La línea nacederos – Armenia sería construida por el departamento de Caldas en cumplimiento de un contrato con el Ministerio de Obras. Siendo nacional, este proyecto lo administró el Ferrocarril de Caldas de 1929 a 1932, fecha en la cual pasó a ser manejado por el Estado.
No obstante, su costo y tardanza, el Ferrocarril del Pacífico desempeñó papel importante en la modernización de los transportes en Colombia y el desarrollo general de la región occidental. Por solvencia y capacidad administrativa, la empresa llevó a cabo las obras no ferroviarias siguientes: construcciones del Palacio Nacional de Cali, muelle de Buenaventura, Hotel Estación en el puerto, y planta eléctrica de la misma ciudad, cimentación de la carretera Ibagué – Armenia y dotación de una flota de camiones suizos para empalmar provisionalmente las dos redes férreas, mientras se juntaban los rieles en la carrilera, metas sin alcanzar. Además, edificación y dotación de los Talleres de Chipichape, cerca de Cali, que sirvieron al mantenimiento de los equipos durante lustros, y fueron escuela de mecánica y administración ferroviaria para personal de la empresa, de acuerdo a la historia narrada en su libro “Nos dejó el tren”, del escritor y economista caldense Gustavo Pérez Ángel.

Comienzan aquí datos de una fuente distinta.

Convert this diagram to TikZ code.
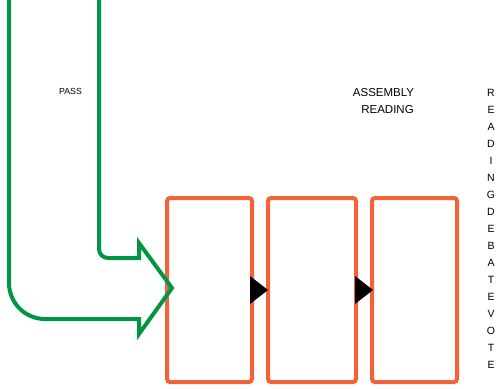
\documentclass[tikz,border=0pt]{standalone}
\usepackage{fontspec}
\setmainfont{Liberation Sans}
\usetikzlibrary{calc}
\definecolor{passgreen}{RGB}{0,150,70}
\definecolor{boxorange}{RGB}{242,100,56}
\begin{document}
\begin{tikzpicture}[x=1pt,y=-1pt,
  stagebox/.style={draw=boxorange, line width=4pt, rounded corners=3pt, rectangle, inner sep=0pt, minimum height=184pt},
  flowtri/.style={fill=black, draw=none},
  greenpath/.style={draw=passgreen, line width=4pt, line join=miter},
  lbl/.style={inner sep=0pt, font=\fontsize{11.5}{13}\selectfont},
  smalllbl/.style={inner sep=0pt, font=\fontsize{8.8}{10}\selectfont},
  vletter/.style={inner sep=0pt, font=\fontsize{10.5}{12}\selectfont}]
\useasboundingbox (0,0) rectangle (503,388);
\node[stagebox, minimum width=85pt] (b1) at (209.5,290) {};
\node[stagebox, minimum width=88pt] (b2) at (312,290) {};
\node[stagebox, minimum width=85pt] (b3) at (414.5,290) {};
% green block arrow
\coordinate (itop) at (99,0);
\coordinate (otop) at (9,0);
\coordinate (tip) at (172,288);
\draw[greenpath] (itop) -- (99,249) arc(180:90:9) -- (139,258) -- (139,243) -- (tip) -- (139,334) -- (139,319)
  -- (45,319) arc(90:180:36) -- (otop);
% triangles between boxes
\fill[flowtri] ($(b1.east)+(-4,-14)$) -- ($(b1.east)+(-4,14)$) -- ($(b2.west)+(2,0)$) -- cycle;
\fill[flowtri] ($(b2.east)+(-3,-14)$) -- ($(b2.east)+(-3,14)$) -- ($(b3.west)+(3,0)$) -- cycle;
% labels
\node[smalllbl] (pass) at (70.5,91.5) {PASS};
\node[lbl] (asm) at (383.5,93) {ASSEMBLY};
\node[lbl] (rdg) at (387.5,110) {READING};
\foreach \ch [count=\i from 0] in {R,E,A,D,I,N,G,D,E,B,A,T,E,V,O,T,E}
  \node[vletter] (v\i) at (491,93+17*\i) {\ch};
\end{tikzpicture}
\end{document}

Los trabajos de empalme con el Ferrocarril del Tolima, se emprendieron en ambos lados de la Cordillera Central concatenada con la perforación del túnel a la altura de Calarcá en los dos costados de la montaña, proyecto que tendría una longitud estimada de 3.5 km., similar al excavado en la Quiebra.
A principios de la crisis de los años 30, el empuje de la empresa se detuvo por carencia de fondos nacionales y departamentales, impidiendo la continuación de la excavación. En 1938 los ingresos de esta entidad, al igual que el sistema ferroviario colombiano, comenzaron a decrecer mientras los gastos de operación aumentaron en forma extraordinaria, marcando el final de los FF.NN. favoreciendo el transporte automotor.